Bank of Japan will be moving towards the second phase of its Central Bank Digital Currency (CBDC) experiment by late 2022. The first phase encouraged and enabled the rapid growth of private innovation by partnering with counterparts. The upcoming phase expects to reveal developments on the functioning and intermediaries of digital Yen, like deciding the organization that may serve as a mediator between the BOJ and deposit holders.
Hideki Murai, the ruling Liberal Democratic Party’s Head of digital currencies panel, told Reuters.
“By around the end of next year, we’ll have a clearer view of what Japan’s CBDC would look like,” Hideki.”
BOJ resist changes
However, BOJ’s against the motion stance is catching fire due to existing instability in Japan’s financial industry.
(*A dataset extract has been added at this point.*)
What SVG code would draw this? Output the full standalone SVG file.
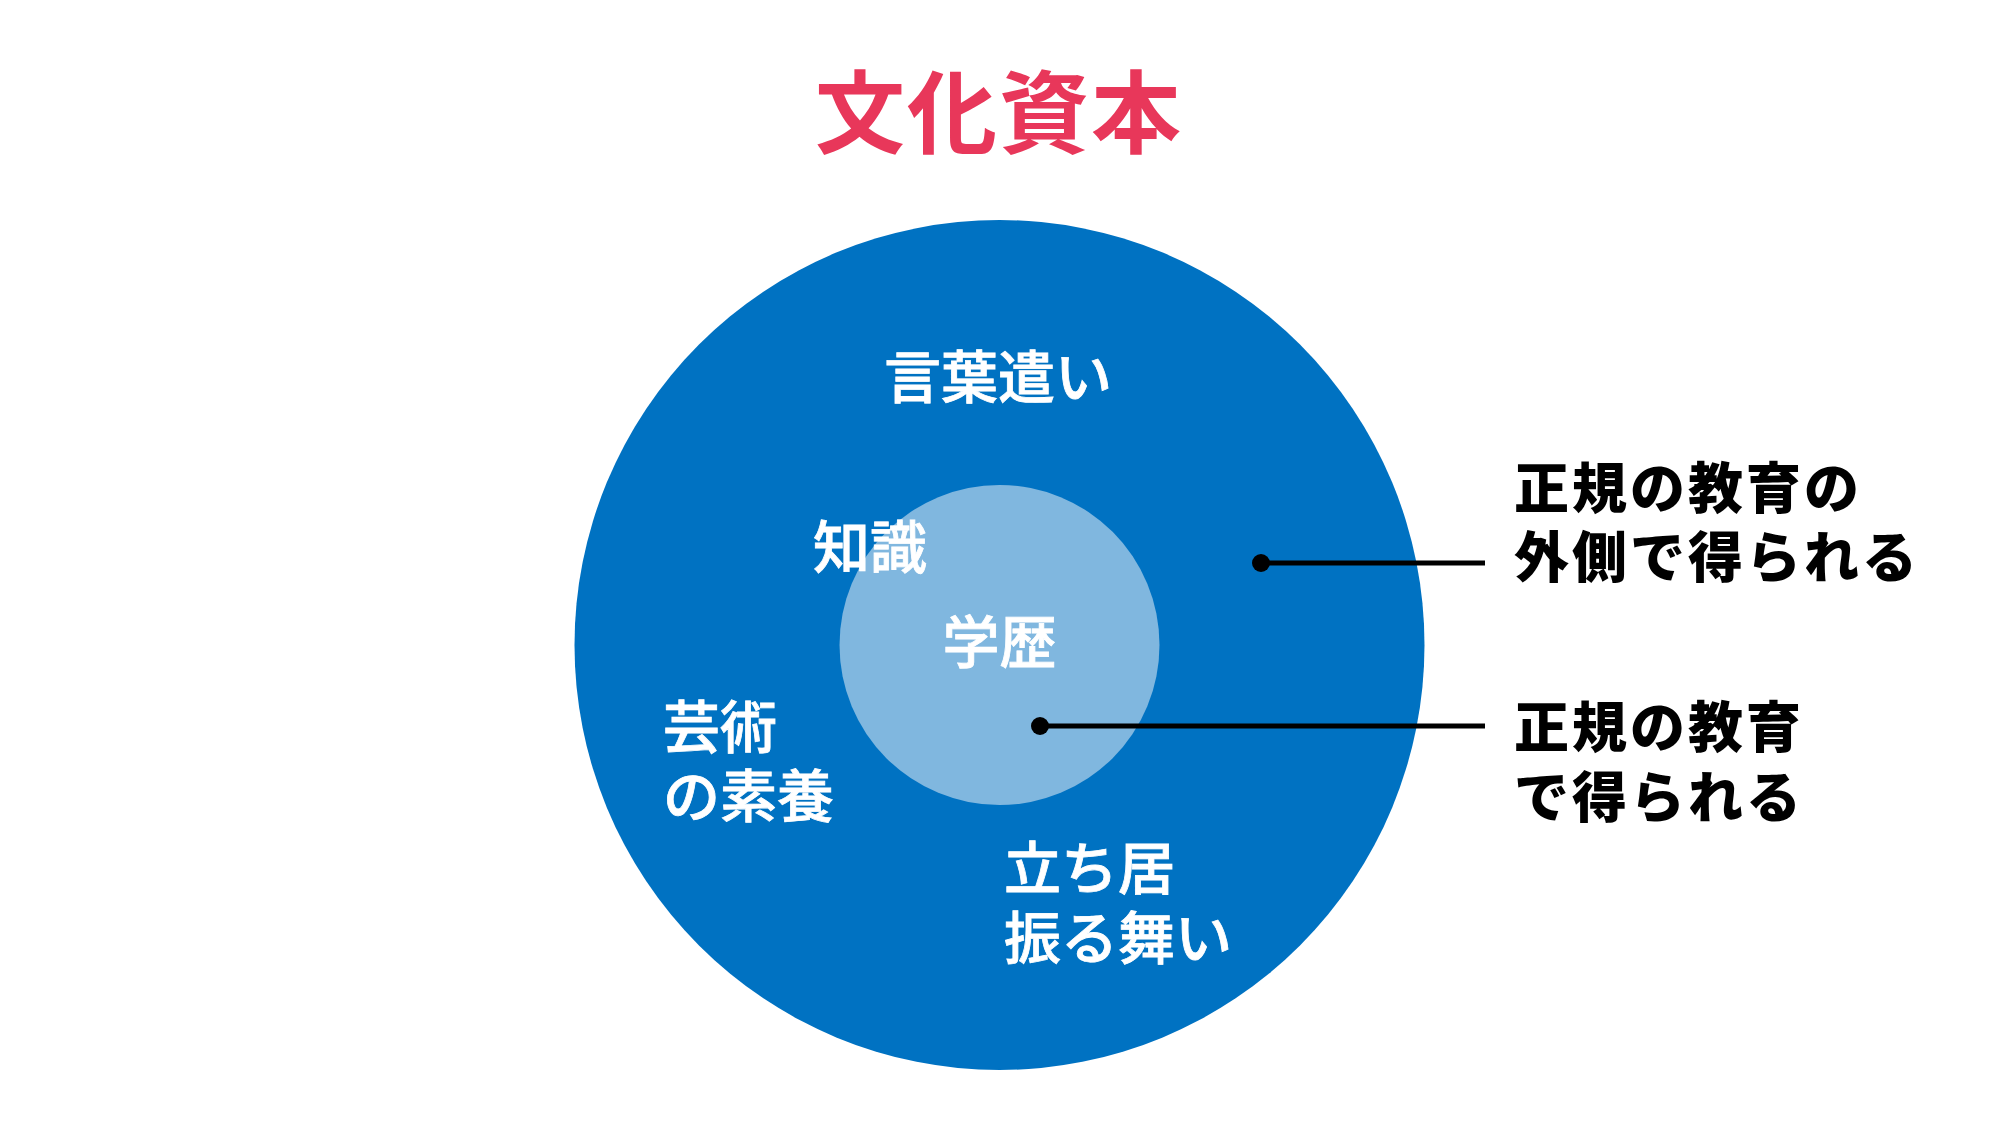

With the online settlement offered by non-bank retailers and moving into commercial bank territory; BOJ is averse to any potential changes caused by the digital Yen.
Moreover, BOJ must ensure that the digital Yen is compatible with the CBDC of other nations and not just Japan, for a successful outcome. Nevertheless, the government assured that there will not be any immediate or sudden CBDC changes; but discussions continue regarding the effects on the financial sphere after issuing CBDC.
“If the BOJ were to issue CBDC, it would have a huge impact on financial institutions and Japan’s settlement system…CBDC has the potential to completely reshape changes occurring in Japan’s financial industry.” Murai said.